Дверь закрылась за лихолесцем, а князь протянул руки к камину – они вечно зябли, и огонь уже давно не отогревал их.
- Вы правы, принц, – вполголоса пробормотал он, – любая болезнь излечима. Но, увы, порой лечение запаздывает.
…Стремительно шагая по коридору, Леголас вдруг ощутил в руке смятый лист, забытый им во время непростой беседы. Остановившись под факелом, он вновь развернул его. Что ж, кое-что все же прояснилось…
На желтоватом листе, испещренном зачеркнутыми строками, машинально нарисованными в раздумьях листьями, конскими головами и ничего не значащими узорами, были выписаны в колонку названия двадцати семи деревень. Против каждого из них значилось число жителей, пострадавших от эпидемии. В одних болезнь бушевала, словно разъяренный бык, в других задела лишь немногих. И лишь в Тон-Гарте, самом большом и оживленном поселении Ирин-Таура, не приключилось ни одного недужного. Ни единого…
Холодное, уже совсем зимнее солнце тусклым слепым кругом угадывалось сквозь сизую пелену облаков. Гнедой жеребец Леголаса вскачь несся вперед по тропе, вспугивая куропаток и неприметных серых лисиц, бесшумно скрывавшихся в кустарнике. Облетевшая листва, мешаясь с подгнившими сосновыми иглами, выстилала тропу волглым ковром, превращавшим топот копыт в глухой перестук. Птичьи голоса и гортанный хор разноголосого кваканья предостерегали, что слева, за стеной мокрых стволов скрывается болото.
Он был в дороге с самого рассвета и отмерил неблизкий путь. Последние покинутые деревни остались позади, лес обступил эльфа бестревожными чащами, лишь эта единственная тропа уводила коня все дальше, туда, где за холмами протекала неширокая, быстрая река, отделявшая эту опостылевшую Леголасу землю от родного Лихолесья. Но путь эльфа лежал не так далеко. Достигнув того места, где отряд его впервые повстречался с шестерыми лучниками в плащах, Леголас придержал коня и снял с ремней лук. Пусть этот способ был ненадежен, но пока лихолесец не нашел иного…

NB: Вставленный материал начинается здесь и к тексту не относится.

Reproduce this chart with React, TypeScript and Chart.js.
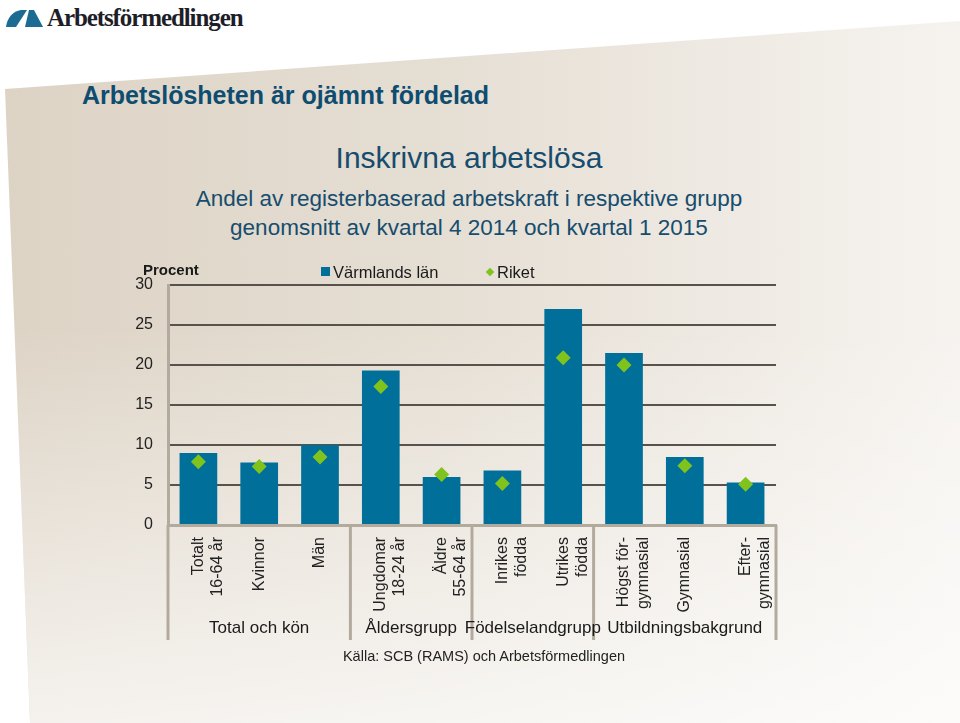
import React, { useEffect, useRef } from "react";
import { Chart, registerables } from "chart.js";

Chart.register(...registerables);

const categories: (string | string[])[] = [
  ["Totalt", "16-64 år"],
  "Kvinnor",
  "Män",
  ["Ungdomar", "18-24 år"],
  ["Äldre", "55-64 år"],
  ["Inrikes", "födda"],
  ["Utrikes", "födda"],
  ["Högst för-", "gymnasial"],
  "Gymnasial",
  ["Efter-", "gymnasial"],
];
const varmlandValues = [9.0, 7.8, 10.0, 19.3, 6.0, 6.8, 27.0, 21.5, 8.5, 5.3];
const riketValues = [7.9, 7.3, 8.5, 17.3, 6.3, 5.2, 20.9, 20.0, 7.4, 5.1];
const groupLabels = ["Total och kön", "Åldersgrupp", "Födelselandgrupp", "Utbildningsbakgrund"];
const groupSizes = [3, 2, 2, 3];
const yMin = 0;
const yMax = 30;
const yStep = 5;

const BAR_COLOR = "#00709a";
const DIAMOND_COLOR = "#7fc31c";
const FONT = "'Liberation Sans', Arial, sans-serif";

const groupPlugin = {
  id: "groupPlugin",
  afterDraw(chart: any) {
    const { ctx, chartArea } = chart;
    const xs = chart.scales.x;
    const { left, right, bottom } = chartArea;
    const bounds: number[] = [left];
    let idx = 0;
    groupSizes.forEach((n) => {
      idx += n;
      if (idx >= categories.length) bounds.push(right);
      else bounds.push((xs.getPixelForValue(idx - 1) + xs.getPixelForValue(idx)) / 2);
    });
    ctx.save();
    ctx.strokeStyle = "#b3aa9e";
    ctx.lineWidth = 3;
    bounds.forEach((b) => {
      ctx.beginPath();
      ctx.moveTo(b, bottom);
      ctx.lineTo(b, bottom + 115);
      ctx.stroke();
    });
    ctx.fillStyle = "#1a1a1a";
    ctx.font = `17px ${FONT}`;
    ctx.textAlign = "center";
    ctx.textBaseline = "middle";
    groupLabels.forEach((g, i) => {
      ctx.fillText(g, (bounds[i] + bounds[i + 1]) / 2, bottom + 103);
    });
    ctx.restore();
  },
};

function Logo() {
  return (
    <div style={{ position: "absolute", left: 5, top: 3, height: 30, display: "flex", alignItems: "center" }}>
      <svg width="40" height="24" viewBox="0 0 40 24" style={{ marginRight: 2 }}>
        <path d="M1 21 C2 12 8 5 16 4 L22 4 L11 21 Z" fill="#1b6b93" />
        <path d="M24 4 L29 4 L38 21 L20 21 Z" fill="#1b6b93" />
      </svg>
      <span
        style={{
          fontFamily: "'Liberation Serif', 'DejaVu Serif', serif",
          fontWeight: "bold",
          fontSize: 25,
          color: "#1e1e28",
          letterSpacing: -1.1,
        }}
      >
        Arbetsförmedlingen
      </span>
    </div>
  );
}

export default function App() {
  const canvasRef = useRef<HTMLCanvasElement | null>(null);

  useEffect(() => {
    if (!canvasRef.current) return;
    const chart = new Chart(canvasRef.current, {
      type: "bar",
      data: {
        labels: categories as any,
        datasets: [
          {
            type: "line" as any,
            label: "Riket",
            data: riketValues,
            showLine: false,
            pointStyle: "rectRot",
            pointRadius: 7.5,
            pointBackgroundColor: DIAMOND_COLOR,
            pointBorderColor: DIAMOND_COLOR,
            pointBorderWidth: 0,
            order: 0,
          } as any,
          {
            type: "bar",
            label: "Värmlands län",
            data: varmlandValues,
            backgroundColor: BAR_COLOR,
            barPercentage: 0.62,
            categoryPercentage: 1,
            order: 1,
          },
        ],
      },
      options: {
        responsive: false,
        animation: false,
        layout: { padding: { left: 100, right: 184, top: 285, bottom: 83 } },
        font: { family: FONT } as any,
        plugins: {
          legend: { display: false },
          title: { display: false },
          tooltip: { enabled: false },
        },
        scales: {
          x: {
            grid: { display: false },
            border: { display: true, color: "#b3aa9e", width: 3 },
            ticks: {
              color: "#222",
              font: { family: FONT, size: 16, lineHeight: 1.2 },
              minRotation: 90,
              maxRotation: 90,
              autoSkip: false,
              padding: 4,
            },
            afterFit: (scale: any) => {
              scale.height = 115;
            },
          },
          y: {
            min: yMin,
            max: yMax,
            ticks: {
              stepSize: yStep,
              color: "#222",
              font: { family: FONT, size: 16 },
              padding: 15,
            },
            grid: {
              color: (c: any) => (c.tick && c.tick.value === 0 ? "rgba(0,0,0,0)" : "#57524c"),
              lineWidth: 2,
              drawTicks: false,
            },
            border: { display: true, color: "#b3aa9e", width: 3 },
            afterFit: (scale: any) => {
              scale.width = 68;
            },
          },
        },
      },
      plugins: [groupPlugin],
    });
    return () => chart.destroy();
  }, []);

  const centerLine = (text: string, top: number, size: number, lh: number) => (
    <div
      style={{
        position: "absolute",
        left: 0,
        width: 938,
        top,
        textAlign: "center",
        fontSize: size,
        lineHeight: `${lh}px`,
        color: "#164d6e",
        whiteSpace: "nowrap",
      }}
    >
      {text}
    </div>
  );

  return (
    <div
      style={{
        position: "fixed",
        left: 0,
        top: 0,
        width: 960,
        height: 723,
        overflow: "hidden",
        background: "#ffffff",
        fontFamily: FONT,
      }}
    >
      <div
        style={{
          position: "absolute",
          left: 0,
          top: 0,
          width: 960,
          height: 723,
          clipPath: "polygon(5px 89px, 960px 21px, 960px 723px, 30px 723px)",
          background:
            "linear-gradient(to bottom, rgba(255,255,255,0) 45%, rgba(255,255,255,0.7) 100%), linear-gradient(to right, #ddd3c5 0%, #e5ded3 45%, #eee9e2 75%, #f6f3ef 100%)",
        }}
      />
      <Logo />
      <div
        style={{
          position: "absolute",
          left: 82,
          top: 80,
          fontSize: 25,
          fontWeight: "bold",
          lineHeight: "30px",
          color: "#0f4d70",
          whiteSpace: "nowrap",
        }}
      >
        Arbetslösheten är ojämnt fördelad
      </div>
      {centerLine("Inskrivna arbetslösa", 140, 30, 36)}
      {centerLine("Andel av registerbaserad arbetskraft i respektive grupp", 186, 22.5, 26)}
      {centerLine("genomsnitt av kvartal 4 2014 och kvartal 1 2015", 215, 22.5, 26)}
      <canvas
        ref={canvasRef}
        width={960}
        height={723}
        style={{ position: "absolute", left: 0, top: 0, width: 960, height: 723 }}
      />
      <div
        style={{
          position: "absolute",
          left: 143,
          top: 261,
          fontSize: 15,
          fontWeight: "bold",
          lineHeight: "17px",
          color: "#1a1a1a",
        }}
      >
        Procent
      </div>
      <div style={{ position: "absolute", left: 321, top: 267, width: 9, height: 9, background: BAR_COLOR }} />
      <div
        style={{ position: "absolute", left: 333, top: 263, fontSize: 16.5, lineHeight: "18px", color: "#1a1a1a" }}
      >
        Värmlands län
      </div>
      <div
        style={{
          position: "absolute",
          left: 487,
          top: 269,
          width: 6,
          height: 6,
          background: DIAMOND_COLOR,
          transform: "rotate(45deg)",
        }}
      />
      <div
        style={{ position: "absolute", left: 497, top: 263, fontSize: 16.5, lineHeight: "18px", color: "#1a1a1a" }}
      >
        Riket
      </div>
      <div
        style={{
          position: "absolute",
          left: 0,
          width: 968,
          top: 648,
          textAlign: "center",
          fontSize: 14.5,
          lineHeight: "16px",
          color: "#222",
          whiteSpace: "nowrap",
        }}
      >
        Källa: SCB (RAMS) och Arbetsförmedlingen
      </div>
    </div>
  );
}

В колчане теснились двадцать стрел, каждая из которых была туго обмотана листом пергамента, закрепленным шнуром. Вынув первую стрелу, эльф прицелился и спустил тетиву. Свистнув, стрела глубоко вонзилась в ствол высокого дерева, а лихолесец вынул следующую. Два часа спустя в двадцать деревьев на площади леса не менее трех лиг окрест было воткнуто по стреле. Леголас выбирал приметных лесных патриархов, видных издалека и обладавших достаточно податливой корой, чтоб наконечник стрелы надежно засел в нем. Ну вот. Теперь оставалось надеяться, что кто-нибудь из приспешников неуловимого Йолафа обнаружит его послание… а еще, что он соблаговолит передать его мятежному рыцарю… а еще, что тот откликнется на письмо… ну и, конечно, – тут Леголас сам улыбнулся своим мыслям, – что его самого не пристрелят на обратном пути из этой глуши…
Дорога к Тон-Гарту показалась принцу долгой и скучной – оставленные обитателями деревни наводили тоску размокшей соломой крыш и потемневшими от дождей частоколами, местами просеки превратились в вязкое глинистое месиво, грязная вода стояла в колеях от проехавших телег, и гнедой замедлял шаг, чтоб не поскользнуться. Вдобавок Леголаса мучил голод, и лихолесец досадовал, что положился на несгибаемую эльфийскую природу и не взял с собой даже куска хлеба, торопясь покинуть замок на рассвете.
Однако, как ни утомителен был путь, а он тоже близился к концу. Старинный донжон Тон-Гарта уже тускло блестел вдали мокрой крышей, и напитавшийся холодной сыростью стяг бессильно трепетал на шпиле.
- Вот почти и добрались, дружище, – эльф одобрительно похлопал коня по холке, и гнедой глухо заржал в ответ, встряхивая влажной гривой, словно отвечая хозяину на ласковые слова.